- 1/4 cup olive oil, or as needed
- 1/2 cup finely chopped yellow onions
- 1/4 cup finely chopped green bell peppers
- 1/4 cup finely chopped celery
- 1 teaspoon salt
- 1/2 teaspoon cayenne
- 2 tablespoons finely chopped green onions (green and white parts)
- 2 tablespoons finely chopped fresh flat-leaf parsley
- 1 pound lump crabmeat, picked over for shells and cartilage
- 1/4 cup Mayonnaise or 
- store-bought mayonnaise
- 2 tablespoons freshly grated Parmigiano-Reggiano
- 1 large egg, lightly beaten
- 1/2 cup Italian-style bread crumbs
- 1/2 cup bleached all-purpose flour
- 1 1/2 teaspoons Creole Seasoning
- Poached Eggs 
- Wild Mushroom Sauce 
- Heat 2 tablespoons of the olive oil in a large heavy skillet over medium-high heat. Add the onions, bell peppers, celery, salt, and cayenne and cook, stirring occasionally, until the vegetables are tender, about 5 minutes. Add the green onions and parsley and cook just until wilted, about 1 minute. Remove from the heat.
- Place the crabmeat in a large bowl and add the cooked vegetables. Add the mayonnaise, cheese, and egg and stir gently with a large wooden spoon. Add the bread crumbs and stir gently, being careful not to break up the crabmeat too much. Form the mixture into twelve 2-inch-diameter cakes.

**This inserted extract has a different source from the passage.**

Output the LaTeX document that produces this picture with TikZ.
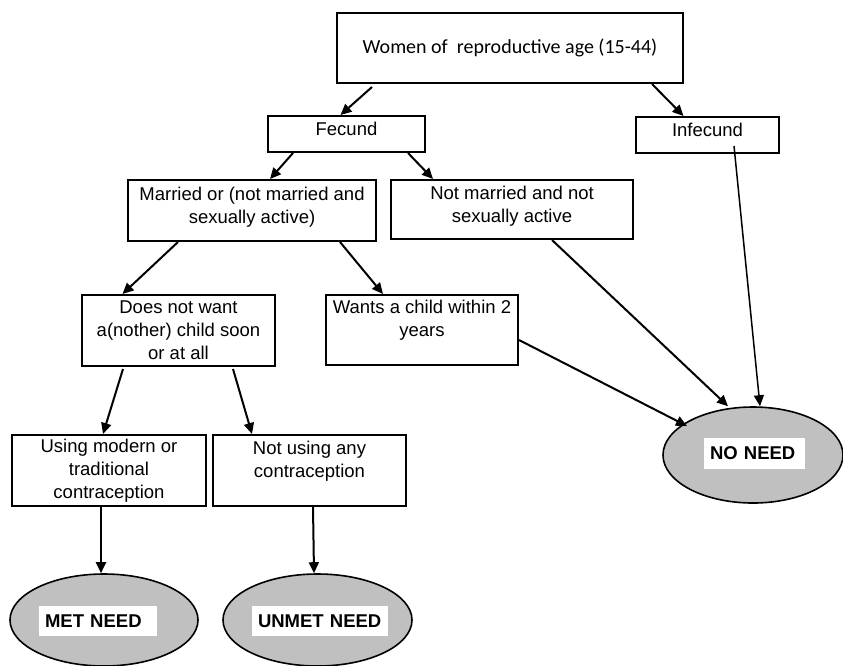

- Combine the flour and Essence in a medium bowl. Lightly coat both sides of each cake with the flour mixture. Heat the remaining 2 tablespoons olive oil in a large heavy skillet over medium-high heat. In batches, without crowding, cook the cakes until golden brown, about 3 minutes per side, adding more oil as needed. Transfer to paper towels to drain.
- To serve, place two crab cakes on each plate, top each cake with 1 poached egg, and spoon about 1/3 cup of the sauce over each serving.